Although I concur with the remainder of the majority’s opinion, I cannot concur with Division 2, as I believe that the provisions of OCGA§ 24-9-67.1 (a) and(b) (1) may be harmonized without the need to strike any part of the statute.
In analyzing this case, we must not lose sight of the three basic principles of statutory construction.
First, courts should construe a statute to give sensible and intelligent effect to all of its provisions and should refrain, whenever possible, from construing the statute in a way that renders any part of it meaningless. Second, a court’s duty is to reconcile, if possible, any potential conflicts between
*281 different sections of the same statute, so as to make them consistent and harmonious. Third, in construing language in any one part of a statute, a court should consider the entire scheme of the statute and attempt to gather the legislative intent from the statute as a whole.(Citations and punctuation omitted.) Sikes v. State, 268 Ga. 19,21 (2) (485 SE2d 206) (1997).
With these principles in mind, OCGA § 24-9-67.1 (a) sets forth the types of facts on which an expert may rely in forming an opinion.
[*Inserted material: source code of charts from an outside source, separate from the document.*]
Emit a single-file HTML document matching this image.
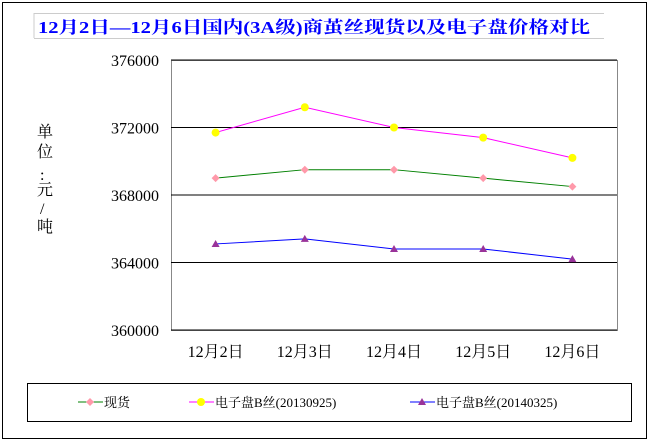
<!DOCTYPE html>
<html><head><meta charset="utf-8"><style>
body{margin:0;background:#fff;}
svg text{font-family:"Liberation Serif","Noto Serif CJK SC",serif;}
</style></head><body>
<svg width="649" height="441" xmlns="http://www.w3.org/2000/svg">
<rect x="2.5" y="2.5" width="644" height="436" fill="#fff" stroke="#000"/>
<g stroke="#ccc" stroke-width="1">
<line x1="34" y1="13.5" x2="604" y2="13.5"/><line x1="34" y1="38.5" x2="604" y2="38.5"/>
<line x1="34" y1="13" x2="34" y2="38"/>
</g>
<text x="38" y="33" font-size="17" font-weight="bold" fill="#0000ff" textLength="552" lengthAdjust="spacingAndGlyphs" font-family='"Liberation Mono","Noto Sans CJK SC",monospace'>12月2日—12月6日国内(3A级)商茧丝现货以及电子盘价格对比</text>
<g font-size="16" fill="#000" font-family='"Noto Sans CJK SC",sans-serif'>
<text x="37" y="137">单</text><text x="37" y="157">位</text><text x="40" y="180">:</text><text x="37" y="195">元</text><text x="40" y="214">/</text><text x="37" y="232">吨</text>
</g>
<g id="plot"></g>
<rect x="27.5" y="383.5" width="604" height="38" fill="none" stroke="#000"/>
<g font-size="13">
<g><line x1="78" y1="402" x2="103" y2="402" stroke="green"/><path d="M90 398 L94 402 L90 406 L86 402Z" fill="#f9a"/><text x="104" y="407">现货</text></g>
<g><line x1="189" y1="402" x2="214" y2="402" stroke="#f0f"/><circle cx="201" cy="402" r="4" fill="#ff0"/><text x="215" y="407">电子盘B丝(20130925)</text></g>
<g><line x1="410" y1="402" x2="435" y2="402" stroke="#00f"/><path d="M422 398 L426 405 L418 405Z" fill="#939"/><text x="436" y="407">电子盘B丝(20140325)</text></g>
</g>
</svg>
<script>
const categories=["12月2日","12月3日","12月4日","12月5日","12月6日"];
const spot=[369000,369500,369500,369000,368500];
const b20130925=[371700,373200,372000,371400,370200];
const b20140325=[365100,365400,364800,364800,364200];
const yTicks=[360000,364000,368000,372000,376000];
const NS="http://www.w3.org/2000/svg";
const L=171,R=617,T=60,B=330,yMin=360000,yMax=376000;
const y=v=>B-(v-yMin)/(yMax-yMin)*(B-T);
const x=i=>L+(i+0.5)*(R-L)/categories.length;
const g=document.getElementById('plot');
function mk(t,a){const e=document.createElementNS(NS,t);for(const k in a)e.setAttribute(k,a[k]);g.appendChild(e);return e;}
const frame=mk('rect',{x:L+.5,y:T+.5,width:R-L,height:B-T,fill:'none',stroke:'#888'});


yTicks.forEach(v=>{
 const ln=mk('line',{x1:L,x2:R,y1:y(v),y2:y(v),stroke:'#000'});
 
 
 const t=mk('text',{x:L-12,y:y(v)+6,'text-anchor':'end','font-size':'16'});t.textContent=v;
 
 
});
categories.forEach((c,i)=>{
 const t=mk('text',{x:x(i),y:B+27,'text-anchor':'middle','font-size':'16'});t.textContent=c;
 
 
});
function series(data,color,marker,name){
 const p=mk('polyline',{points:data.map((v,i)=>x(i)+','+y(v)).join(' '),fill:'none',stroke:color});
 
 
 data.forEach((v,i)=>{
  const cx=x(i),cy=y(v);let m;
  if(marker==='d')m=mk('path',{d:`M${cx} ${cy-4}L${cx+4} ${cy}L${cx} ${cy+4}L${cx-4} ${cy}Z`,fill:'#f9a'});
  else if(marker==='c')m=mk('circle',{cx:cx,cy:cy,r:4,fill:'#ff0'});
  else m=mk('path',{d:`M${cx} ${cy-4}L${cx+4} ${cy+3}L${cx-4} ${cy+3}Z`,fill:'#939'});
  
  
 });
}
series(spot,'green','d','spot');
series(b20130925,'#f0f','c','b20130925');
series(b20140325,'#00f','t','b20140325');
</script>
</body></html>
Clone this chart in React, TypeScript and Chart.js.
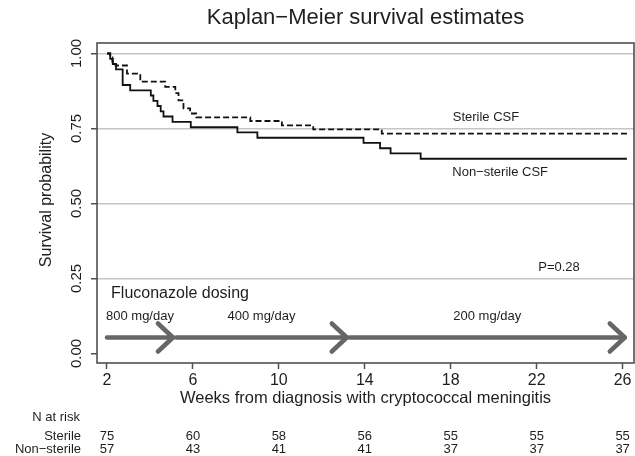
import React, { useEffect, useRef } from "react";
import { Chart, registerables } from "chart.js";

Chart.register(...registerables);

const TITLE = "Kaplan\u2212Meier survival estimates";
const X_TITLE = "Weeks from diagnosis with cryptococcal meningitis";
const Y_TITLE = "Survival probability";

const xTickValues = [2, 6, 10, 14, 18, 22, 26];
const xTickLabels = ["2", "6", "10", "14", "18", "22", "26"];
const yTickValues = [0, 0.25, 0.5, 0.75, 1];
const yTickLabels = ["0.00", "0.25", "0.50", "0.75", "1.00"];

// Sterile CSF (dashed)
const sterileWeeks = [2, 2.15, 2.25, 2.4, 2.93, 3.55, 4.71, 5.18, 5.33, 5.56, 5.87, 6.15, 8.67, 10.14, 11.6, 14.79, 26.2];
const sterileSurv = [1, 0.987, 0.973, 0.96, 0.933, 0.906, 0.889, 0.868, 0.844, 0.817, 0.8, 0.787, 0.775, 0.76, 0.747, 0.733, 0.733];

// Non-sterile CSF (solid)
const nonSterileWeeks = [2, 2.15, 2.27, 2.42, 2.73, 3.08, 4.04, 4.16, 4.35, 4.5, 4.63, 5.05, 5.9, 8.07, 9.0, 13.94, 14.71, 15.2, 16.6, 26.2];
const nonSterileSurv = [1, 0.982, 0.965, 0.947, 0.895, 0.877, 0.86, 0.842, 0.825, 0.807, 0.79, 0.772, 0.754, 0.737, 0.719, 0.702, 0.684, 0.667, 0.649, 0.649];

// Fluconazole dosing arrows
const doseStarts = [2, 5.22, 13.3];
const doseEnds = [5.07, 13.16, 26.1];
const doseLabels = ["800 mg/day", "400 mg/day", "200 mg/day"];
const doseLevel = 0.053;
const doseLabelLevel = 0.122;

// N at risk
const riskWeeks = [2, 6, 10, 14, 18, 22, 26];
const sterileAtRisk = [75, 60, 58, 56, 55, 55, 55];
const nonSterileAtRisk = [57, 43, 41, 41, 37, 37, 37];

const FONT = "'Liberation Sans', Arial, Helvetica, sans-serif";
const TEXT = "#1e1e1e";

const decor = {
  id: "kmDecor",
  afterDraw(chart: any) {
    const { ctx, chartArea: ca } = chart;
    const x = chart.scales.x;
    const y = chart.scales.y;
    ctx.save();

    // frame
    ctx.strokeStyle = "#505050";
    ctx.lineWidth = 1.6;
    ctx.strokeRect(ca.left, ca.top, ca.right - ca.left, ca.bottom - ca.top);

    ctx.fillStyle = TEXT;
    ctx.textBaseline = "middle";

    // title
    ctx.font = `22px ${FONT}`;
    ctx.textAlign = "center";
    ctx.fillText(TITLE, (ca.left + ca.right) / 2, 18);

    // x tick labels
    ctx.font = `16px ${FONT}`;
    xTickValues.forEach((v, i) => {
      ctx.fillText(xTickLabels[i], x.getPixelForValue(v), ca.bottom + 18);
    });

    // x title
    ctx.font = `16.5px ${FONT}`;
    ctx.fillText(X_TITLE, (ca.left + ca.right) / 2, ca.bottom + 35);

    // y tick labels (rotated)
    ctx.font = `15px ${FONT}`;
    yTickValues.forEach((v, i) => {
      ctx.save();
      ctx.translate(ca.left - 20, y.getPixelForValue(v));
      ctx.rotate(-Math.PI / 2);
      ctx.fillText(yTickLabels[i], 0, 0);
      ctx.restore();
    });

    // y title
    ctx.save();
    ctx.font = `16px ${FONT}`;
    ctx.translate(ca.left - 50, (ca.top + ca.bottom) / 2 - 3);
    ctx.rotate(-Math.PI / 2);
    ctx.fillText(Y_TITLE, 0, 0);
    ctx.restore();

    // curve labels
    ctx.font = `13px ${FONT}`;
    ctx.fillText("Sterile CSF", x.getPixelForValue(19.64), y.getPixelForValue(0.788));
    ctx.fillText("Non\u2212sterile CSF", x.getPixelForValue(20.3), y.getPixelForValue(0.604));
    ctx.fillText("P=0.28", x.getPixelForValue(23.04), y.getPixelForValue(0.288));

    // dosing
    ctx.font = `16px ${FONT}`;
    ctx.textAlign = "left";
    ctx.fillText("Fluconazole dosing", x.getPixelForValue(2.19), y.getPixelForValue(0.198));

    ctx.font = `13px ${FONT}`;
    ctx.textAlign = "center";
    doseLabels.forEach((lab, i) => {
      const cx = (x.getPixelForValue(doseStarts[i]) + x.getPixelForValue(doseEnds[i])) / 2;
      ctx.fillText(lab, cx, y.getPixelForValue(doseLabelLevel));
    });

    ctx.strokeStyle = "#666666";
    ctx.lineWidth = 4.5;
    ctx.lineCap = "round";
    ctx.lineJoin = "round";
    const py = y.getPixelForValue(doseLevel);
    doseStarts.forEach((s, i) => {
      const x0 = x.getPixelForValue(s);
      const x1 = x.getPixelForValue(doseEnds[i]);
      ctx.beginPath();
      ctx.moveTo(x0, py);
      ctx.lineTo(x1, py);
      ctx.stroke();
      ctx.beginPath();
      ctx.moveTo(x1 - 15, py - 14);
      ctx.lineTo(x1, py);
      ctx.lineTo(x1 - 15, py + 14);
      ctx.stroke();
    });

    // N at risk table
    ctx.fillStyle = TEXT;
    ctx.font = `13px ${FONT}`;
    ctx.textAlign = "right";
    ctx.fillText("N at risk", 80, 417);
    ctx.fillText("Sterile", 81, 436);
    ctx.fillText("Non\u2212sterile", 81, 449);
    ctx.textAlign = "center";
    riskWeeks.forEach((w, i) => {
      const px = x.getPixelForValue(w);
      ctx.fillText(String(sterileAtRisk[i]), px, 436);
      ctx.fillText(String(nonSterileAtRisk[i]), px, 449);
    });

    ctx.restore();
  },
};

export default function App() {
  const ref = useRef<HTMLCanvasElement | null>(null);

  useEffect(() => {
    if (!ref.current) return;
    const chart = new Chart(ref.current, {
      type: "line",
      data: {
        datasets: [
          {
            label: "Sterile CSF",
            data: sterileWeeks.map((w, i) => ({ x: w, y: sterileSurv[i] })),
            borderColor: "#111111",
            borderWidth: 1.8,
            borderDash: [6, 3],
            stepped: "before",
            pointRadius: 0,
            fill: false,
          },
          {
            label: "Non-sterile CSF",
            data: nonSterileWeeks.map((w, i) => ({ x: w, y: nonSterileSurv[i] })),
            borderColor: "#111111",
            borderWidth: 1.8,
            stepped: "before",
            pointRadius: 0,
            fill: false,
          },
        ],
      },
      plugins: [decor],
      options: {
        animation: false,
        responsive: false,
        devicePixelRatio: 1,
        layout: { padding: { top: 43, right: 1, left: 0, bottom: 0 } },
        plugins: { legend: { display: false }, tooltip: { enabled: false }, title: { display: false } },
        scales: {
          x: {
            type: "linear",
            min: 1.535,
            max: 26.53,
            afterBuildTicks: (s: any) => {
              s.ticks = xTickValues.map((v) => ({ value: v }));
            },
            afterFit: (s: any) => {
              s.height = 93;
              s.paddingLeft = 0;
              s.paddingRight = 0;
            },
            ticks: { display: false },
            border: { display: false },
            grid: {
              drawOnChartArea: false,
              drawTicks: true,
              tickLength: 6,
              tickColor: "#505050",
              tickWidth: 1.5,
            },
          },
          y: {
            type: "linear",
            min: -0.032,
            max: 1.035,
            afterBuildTicks: (s: any) => {
              s.ticks = yTickValues.map((v) => ({ value: v }));
            },
            afterFit: (s: any) => {
              s.width = 97;
              s.paddingTop = 0;
              s.paddingBottom = 0;
            },
            ticks: { display: false },
            border: { display: false },
            grid: {
              color: (c: any) => (c.tick && c.tick.value === 0 ? "rgba(0,0,0,0)" : "#c6c6c6"),
              lineWidth: 1.5,
              drawTicks: true,
              tickLength: 6,
              tickColor: "#505050",
              tickWidth: 1.5,
            },
          },
        },
      },
    } as any);
    return () => chart.destroy();
  }, []);

  return (
    <div style={{ position: "fixed", left: 0, top: 0, width: 635, height: 456, background: "#fff" }}>
      <canvas ref={ref} width={635} height={456} style={{ width: 635, height: 456, display: "block" }} />
    </div>
  );
}
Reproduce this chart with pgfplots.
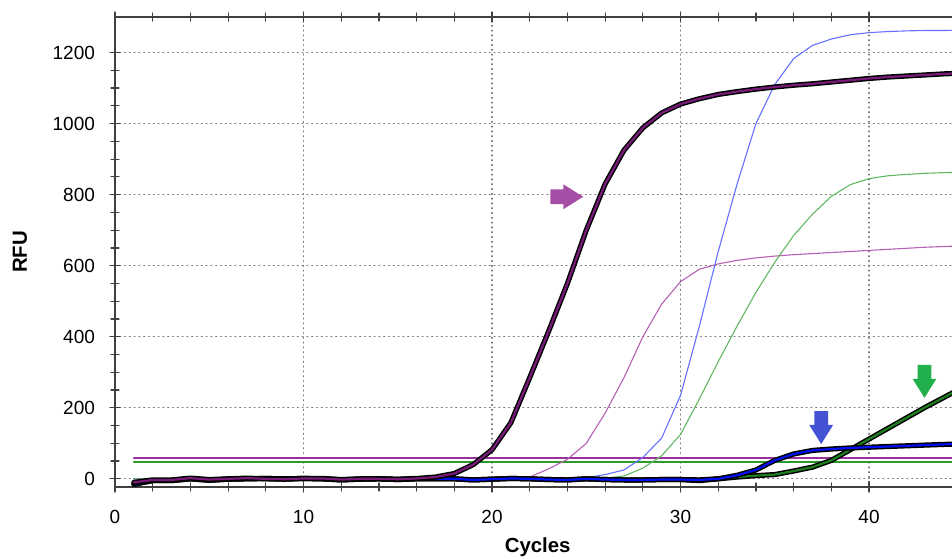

These facts include: (1) “facts as proved by other witnesses”; (2) facts “perceived by or made known to the expert at or before the hearing or trial”; and (3) inadmissible facts or data “of a type reasonably relied on by experts in the particular field.” With regard to these latter facts, an expert’s reliance on inadmissible facts will not automatically make an expert opinion inadmissible, and a trial court may ultimately determine to admit the inadmissible facts into evidence if their probative value in assisting the jury outweighs their prejudicial effect.
OCGA § 24-9-67.1 (b), in turn, focuses on the standards for determining whether the expert opinion, based on the types of facts set forth in subsection (a), will be admissible to “assist the trier of fact.” OCGA § 24-9-67.1 (b) (1) provides that the opinion testimony is admissible if it is “based upon sufficient facts or data which are or will be admitted into evidence at the hearing or trial.” (Emphasis supplied.) It does not mandate that an expert opinion must be based solely on admissible facts and data, which reflects subsection (a)’s indication that an expert may consider some inadmissible facts in reaching an opinion. Therefore, under (b) (1), an expert opinion which relies upon both admissible and inadmissible evidence or data will be allowed if the opinion testimony is based on a sufficient amount of admissible evidence that will enable the jury to properly assess the opinion testimony and apply it “to understand the evidence or to determine a fact in issue.” Moreover, the language of (b) (1), itself, appears to reference both admissible and inadmissible facts. Admissible facts are those “which are admitted” at a hearing, and, in turn, those facts “which will be admitted” may include inadmissible facts deemed otherwise admissible by the trial court pursuant to subsection (a).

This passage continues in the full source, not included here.